Work to complete:
Transcribe exactly the entries from the "Rebuild this diagram" line to the end, both included, minus pictures.

Records supplied:
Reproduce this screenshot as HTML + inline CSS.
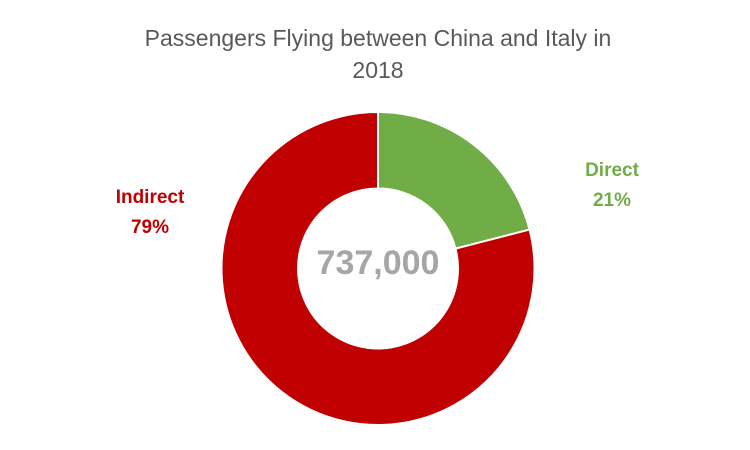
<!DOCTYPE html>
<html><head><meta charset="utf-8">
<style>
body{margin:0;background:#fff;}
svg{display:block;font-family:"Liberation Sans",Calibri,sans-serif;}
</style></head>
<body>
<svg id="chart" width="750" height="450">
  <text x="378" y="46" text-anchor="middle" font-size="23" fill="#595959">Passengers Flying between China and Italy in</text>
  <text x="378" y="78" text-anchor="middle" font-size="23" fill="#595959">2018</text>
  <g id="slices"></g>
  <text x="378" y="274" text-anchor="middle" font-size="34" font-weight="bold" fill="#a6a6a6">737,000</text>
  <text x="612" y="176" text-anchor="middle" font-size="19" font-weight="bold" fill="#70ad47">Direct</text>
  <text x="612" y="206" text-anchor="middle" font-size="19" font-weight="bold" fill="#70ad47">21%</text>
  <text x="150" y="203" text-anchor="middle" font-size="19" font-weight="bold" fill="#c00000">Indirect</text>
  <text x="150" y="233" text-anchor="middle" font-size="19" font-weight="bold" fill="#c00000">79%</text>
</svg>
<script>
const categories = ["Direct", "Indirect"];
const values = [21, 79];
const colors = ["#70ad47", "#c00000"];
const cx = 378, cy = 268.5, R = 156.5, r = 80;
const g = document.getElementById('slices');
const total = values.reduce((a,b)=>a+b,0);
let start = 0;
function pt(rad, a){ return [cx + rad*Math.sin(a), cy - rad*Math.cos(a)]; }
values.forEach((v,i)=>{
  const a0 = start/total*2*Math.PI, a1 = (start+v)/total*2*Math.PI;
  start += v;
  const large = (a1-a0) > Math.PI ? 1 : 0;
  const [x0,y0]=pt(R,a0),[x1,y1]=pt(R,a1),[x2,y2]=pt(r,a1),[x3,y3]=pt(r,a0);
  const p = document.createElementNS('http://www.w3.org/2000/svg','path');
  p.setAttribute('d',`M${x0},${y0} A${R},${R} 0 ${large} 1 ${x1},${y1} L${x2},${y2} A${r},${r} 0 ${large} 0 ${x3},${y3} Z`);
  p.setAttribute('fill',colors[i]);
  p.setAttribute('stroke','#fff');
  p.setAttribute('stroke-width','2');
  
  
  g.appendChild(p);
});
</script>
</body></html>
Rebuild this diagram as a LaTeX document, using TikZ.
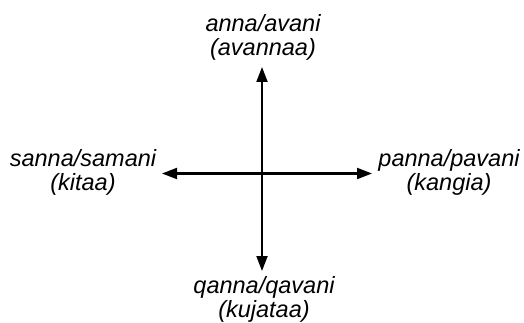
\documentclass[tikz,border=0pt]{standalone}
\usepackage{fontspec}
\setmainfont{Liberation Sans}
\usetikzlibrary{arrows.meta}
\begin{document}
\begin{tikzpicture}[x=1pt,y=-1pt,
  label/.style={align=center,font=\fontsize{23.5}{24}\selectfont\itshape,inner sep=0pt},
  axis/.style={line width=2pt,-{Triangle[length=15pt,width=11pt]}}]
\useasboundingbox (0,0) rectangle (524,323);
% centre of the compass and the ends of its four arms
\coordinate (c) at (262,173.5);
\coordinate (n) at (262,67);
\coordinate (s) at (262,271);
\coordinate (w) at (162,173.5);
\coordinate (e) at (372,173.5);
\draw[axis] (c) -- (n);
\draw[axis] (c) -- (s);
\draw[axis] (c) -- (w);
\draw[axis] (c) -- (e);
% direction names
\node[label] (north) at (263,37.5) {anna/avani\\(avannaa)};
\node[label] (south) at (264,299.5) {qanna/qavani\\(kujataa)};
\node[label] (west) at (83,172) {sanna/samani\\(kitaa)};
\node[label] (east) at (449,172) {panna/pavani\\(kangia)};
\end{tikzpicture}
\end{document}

The solution:
Rebuild this diagram as a LaTeX document, using TikZ.
\documentclass[tikz,border=0pt]{standalone}
\usepackage{fontspec}
\setmainfont{Liberation Sans}
\usetikzlibrary{arrows.meta}
\begin{document}
\begin{tikzpicture}[x=1pt,y=-1pt,
  label/.style={align=center,font=\fontsize{23.5}{24}\selectfont\itshape,inner sep=0pt},
  axis/.style={line width=2pt,-{Triangle[length=15pt,width=11pt]}}]
\useasboundingbox (0,0) rectangle (524,323);
% centre of the compass and the ends of its four arms
\coordinate (c) at (262,173.5);
\coordinate (n) at (262,67);
\coordinate (s) at (262,271);
\coordinate (w) at (162,173.5);
\coordinate (e) at (372,173.5);
\draw[axis] (c) -- (n);
\draw[axis] (c) -- (s);
\draw[axis] (c) -- (w);
\draw[axis] (c) -- (e);
% direction names
\node[label] (north) at (263,37.5) {anna/avani\\(avannaa)};
\node[label] (south) at (264,299.5) {qanna/qavani\\(kujataa)};
\node[label] (west) at (83,172) {sanna/samani\\(kitaa)};
\node[label] (east) at (449,172) {panna/pavani\\(kangia)};
\end{tikzpicture}
\end{document}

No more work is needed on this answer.